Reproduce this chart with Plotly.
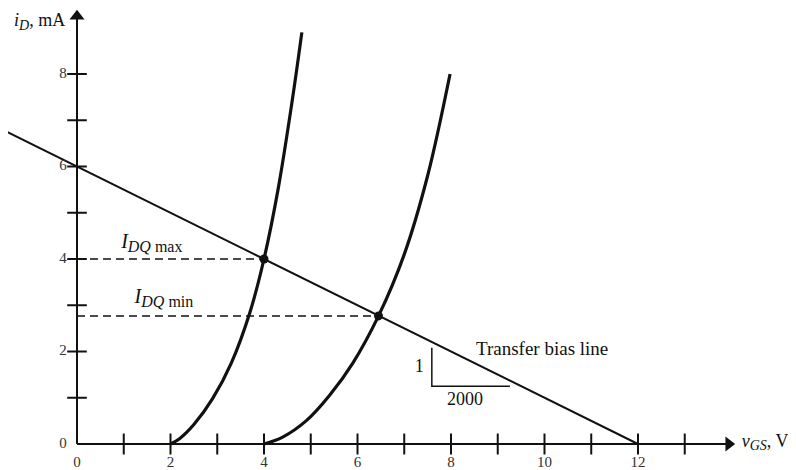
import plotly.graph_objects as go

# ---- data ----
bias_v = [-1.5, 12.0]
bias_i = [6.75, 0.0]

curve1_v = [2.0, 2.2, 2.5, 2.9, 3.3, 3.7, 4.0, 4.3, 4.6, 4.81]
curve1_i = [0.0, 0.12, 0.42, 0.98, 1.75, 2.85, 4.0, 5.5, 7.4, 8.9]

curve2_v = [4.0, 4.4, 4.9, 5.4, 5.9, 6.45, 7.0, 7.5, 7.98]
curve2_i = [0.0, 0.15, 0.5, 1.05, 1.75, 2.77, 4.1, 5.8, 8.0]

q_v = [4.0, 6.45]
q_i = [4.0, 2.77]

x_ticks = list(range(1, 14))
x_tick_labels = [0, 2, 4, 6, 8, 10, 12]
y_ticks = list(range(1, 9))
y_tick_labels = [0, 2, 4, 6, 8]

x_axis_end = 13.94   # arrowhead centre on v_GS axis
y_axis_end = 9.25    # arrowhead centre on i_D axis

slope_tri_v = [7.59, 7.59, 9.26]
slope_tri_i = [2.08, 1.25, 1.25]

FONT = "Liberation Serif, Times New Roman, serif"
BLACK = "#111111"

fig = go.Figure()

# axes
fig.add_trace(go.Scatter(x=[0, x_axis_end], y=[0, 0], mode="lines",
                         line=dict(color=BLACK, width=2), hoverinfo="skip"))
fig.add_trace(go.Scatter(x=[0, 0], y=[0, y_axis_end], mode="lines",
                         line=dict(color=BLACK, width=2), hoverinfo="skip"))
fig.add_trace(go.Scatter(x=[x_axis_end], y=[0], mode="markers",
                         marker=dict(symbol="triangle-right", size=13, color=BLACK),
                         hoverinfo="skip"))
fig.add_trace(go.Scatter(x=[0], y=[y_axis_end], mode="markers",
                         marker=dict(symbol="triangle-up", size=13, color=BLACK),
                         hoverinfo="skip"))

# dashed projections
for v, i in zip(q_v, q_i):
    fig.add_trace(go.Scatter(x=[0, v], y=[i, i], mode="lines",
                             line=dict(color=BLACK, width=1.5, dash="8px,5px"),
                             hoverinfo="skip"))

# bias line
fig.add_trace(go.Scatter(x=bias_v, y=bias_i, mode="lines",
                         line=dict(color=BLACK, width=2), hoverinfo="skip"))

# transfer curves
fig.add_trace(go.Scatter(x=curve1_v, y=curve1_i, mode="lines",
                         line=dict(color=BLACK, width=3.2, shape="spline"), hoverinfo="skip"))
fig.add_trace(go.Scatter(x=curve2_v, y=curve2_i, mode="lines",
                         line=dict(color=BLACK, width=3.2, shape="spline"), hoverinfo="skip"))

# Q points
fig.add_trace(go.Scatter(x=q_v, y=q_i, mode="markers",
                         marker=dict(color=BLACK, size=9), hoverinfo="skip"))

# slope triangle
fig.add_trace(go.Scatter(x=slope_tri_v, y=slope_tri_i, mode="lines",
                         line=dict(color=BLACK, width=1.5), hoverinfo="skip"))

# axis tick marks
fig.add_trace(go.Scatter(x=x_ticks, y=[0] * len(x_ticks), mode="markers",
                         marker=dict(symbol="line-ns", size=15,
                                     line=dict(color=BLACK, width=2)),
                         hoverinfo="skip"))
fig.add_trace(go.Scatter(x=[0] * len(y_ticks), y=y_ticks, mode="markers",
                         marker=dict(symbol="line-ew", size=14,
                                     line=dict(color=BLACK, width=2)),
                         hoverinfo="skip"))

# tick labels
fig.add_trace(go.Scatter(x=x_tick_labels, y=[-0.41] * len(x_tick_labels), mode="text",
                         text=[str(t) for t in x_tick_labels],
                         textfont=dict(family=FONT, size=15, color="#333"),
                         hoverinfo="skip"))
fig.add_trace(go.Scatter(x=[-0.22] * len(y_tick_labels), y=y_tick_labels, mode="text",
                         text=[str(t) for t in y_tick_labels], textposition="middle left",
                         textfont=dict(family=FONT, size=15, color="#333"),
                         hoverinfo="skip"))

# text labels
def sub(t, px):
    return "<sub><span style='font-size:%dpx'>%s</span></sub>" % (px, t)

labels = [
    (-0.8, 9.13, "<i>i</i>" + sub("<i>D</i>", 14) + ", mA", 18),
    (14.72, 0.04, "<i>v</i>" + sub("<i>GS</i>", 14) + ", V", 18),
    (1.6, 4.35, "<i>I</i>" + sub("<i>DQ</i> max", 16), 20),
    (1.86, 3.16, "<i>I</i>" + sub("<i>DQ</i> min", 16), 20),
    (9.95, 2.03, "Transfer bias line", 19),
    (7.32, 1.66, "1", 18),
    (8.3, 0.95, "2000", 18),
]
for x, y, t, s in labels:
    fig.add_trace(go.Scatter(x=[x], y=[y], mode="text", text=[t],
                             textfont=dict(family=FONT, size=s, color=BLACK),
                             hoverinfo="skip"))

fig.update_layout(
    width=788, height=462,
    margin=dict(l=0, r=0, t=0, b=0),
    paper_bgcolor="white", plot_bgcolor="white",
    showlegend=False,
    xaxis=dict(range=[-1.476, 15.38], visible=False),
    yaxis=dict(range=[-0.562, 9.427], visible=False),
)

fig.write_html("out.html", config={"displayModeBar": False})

**TO BE DONE:**
Write out the whole listing exactly, and drop the pictures.

**WRITTEN ANSWER:**
Reproduce this chart with Plotly.
import plotly.graph_objects as go

# ---- data ----
bias_v = [-1.5, 12.0]
bias_i = [6.75, 0.0]

curve1_v = [2.0, 2.2, 2.5, 2.9, 3.3, 3.7, 4.0, 4.3, 4.6, 4.81]
curve1_i = [0.0, 0.12, 0.42, 0.98, 1.75, 2.85, 4.0, 5.5, 7.4, 8.9]

curve2_v = [4.0, 4.4, 4.9, 5.4, 5.9, 6.45, 7.0, 7.5, 7.98]
curve2_i = [0.0, 0.15, 0.5, 1.05, 1.75, 2.77, 4.1, 5.8, 8.0]

q_v = [4.0, 6.45]
q_i = [4.0, 2.77]

x_ticks = list(range(1, 14))
x_tick_labels = [0, 2, 4, 6, 8, 10, 12]
y_ticks = list(range(1, 9))
y_tick_labels = [0, 2, 4, 6, 8]

x_axis_end = 13.94   # arrowhead centre on v_GS axis
y_axis_end = 9.25    # arrowhead centre on i_D axis

slope_tri_v = [7.59, 7.59, 9.26]
slope_tri_i = [2.08, 1.25, 1.25]

FONT = "Liberation Serif, Times New Roman, serif"
BLACK = "#111111"

fig = go.Figure()

# axes
fig.add_trace(go.Scatter(x=[0, x_axis_end], y=[0, 0], mode="lines",
                         line=dict(color=BLACK, width=2), hoverinfo="skip"))
fig.add_trace(go.Scatter(x=[0, 0], y=[0, y_axis_end], mode="lines",
                         line=dict(color=BLACK, width=2), hoverinfo="skip"))
fig.add_trace(go.Scatter(x=[x_axis_end], y=[0], mode="markers",
                         marker=dict(symbol="triangle-right", size=13, color=BLACK),
                         hoverinfo="skip"))
fig.add_trace(go.Scatter(x=[0], y=[y_axis_end], mode="markers",
                         marker=dict(symbol="triangle-up", size=13, color=BLACK),
                         hoverinfo="skip"))

# dashed projections
for v, i in zip(q_v, q_i):
    fig.add_trace(go.Scatter(x=[0, v], y=[i, i], mode="lines",
                             line=dict(color=BLACK, width=1.5, dash="8px,5px"),
                             hoverinfo="skip"))

# bias line
fig.add_trace(go.Scatter(x=bias_v, y=bias_i, mode="lines",
                         line=dict(color=BLACK, width=2), hoverinfo="skip"))

# transfer curves
fig.add_trace(go.Scatter(x=curve1_v, y=curve1_i, mode="lines",
                         line=dict(color=BLACK, width=3.2, shape="spline"), hoverinfo="skip"))
fig.add_trace(go.Scatter(x=curve2_v, y=curve2_i, mode="lines",
                         line=dict(color=BLACK, width=3.2, shape="spline"), hoverinfo="skip"))

# Q points
fig.add_trace(go.Scatter(x=q_v, y=q_i, mode="markers",
                         marker=dict(color=BLACK, size=9), hoverinfo="skip"))

# slope triangle
fig.add_trace(go.Scatter(x=slope_tri_v, y=slope_tri_i, mode="lines",
                         line=dict(color=BLACK, width=1.5), hoverinfo="skip"))

# axis tick marks
fig.add_trace(go.Scatter(x=x_ticks, y=[0] * len(x_ticks), mode="markers",
                         marker=dict(symbol="line-ns", size=15,
                                     line=dict(color=BLACK, width=2)),
                         hoverinfo="skip"))
fig.add_trace(go.Scatter(x=[0] * len(y_ticks), y=y_ticks, mode="markers",
                         marker=dict(symbol="line-ew", size=14,
                                     line=dict(color=BLACK, width=2)),
                         hoverinfo="skip"))

# tick labels
fig.add_trace(go.Scatter(x=x_tick_labels, y=[-0.41] * len(x_tick_labels), mode="text",
                         text=[str(t) for t in x_tick_labels],
                         textfont=dict(family=FONT, size=15, color="#333"),
                         hoverinfo="skip"))
fig.add_trace(go.Scatter(x=[-0.22] * len(y_tick_labels), y=y_tick_labels, mode="text",
                         text=[str(t) for t in y_tick_labels], textposition="middle left",
                         textfont=dict(family=FONT, size=15, color="#333"),
                         hoverinfo="skip"))

# text labels
def sub(t, px):
    return "<sub><span style='font-size:%dpx'>%s</span></sub>" % (px, t)

labels = [
    (-0.8, 9.13, "<i>i</i>" + sub("<i>D</i>", 14) + ", mA", 18),
    (14.72, 0.04, "<i>v</i>" + sub("<i>GS</i>", 14) + ", V", 18),
    (1.6, 4.35, "<i>I</i>" + sub("<i>DQ</i> max", 16), 20),
    (1.86, 3.16, "<i>I</i>" + sub("<i>DQ</i> min", 16), 20),
    (9.95, 2.03, "Transfer bias line", 19),
    (7.32, 1.66, "1", 18),
    (8.3, 0.95, "2000", 18),
]
for x, y, t, s in labels:
    fig.add_trace(go.Scatter(x=[x], y=[y], mode="text", text=[t],
                             textfont=dict(family=FONT, size=s, color=BLACK),
                             hoverinfo="skip"))

fig.update_layout(
    width=788, height=462,
    margin=dict(l=0, r=0, t=0, b=0),
    paper_bgcolor="white", plot_bgcolor="white",
    showlegend=False,
    xaxis=dict(range=[-1.476, 15.38], visible=False),
    yaxis=dict(range=[-0.562, 9.427], visible=False),
)

fig.write_html("out.html", config={"displayModeBar": False})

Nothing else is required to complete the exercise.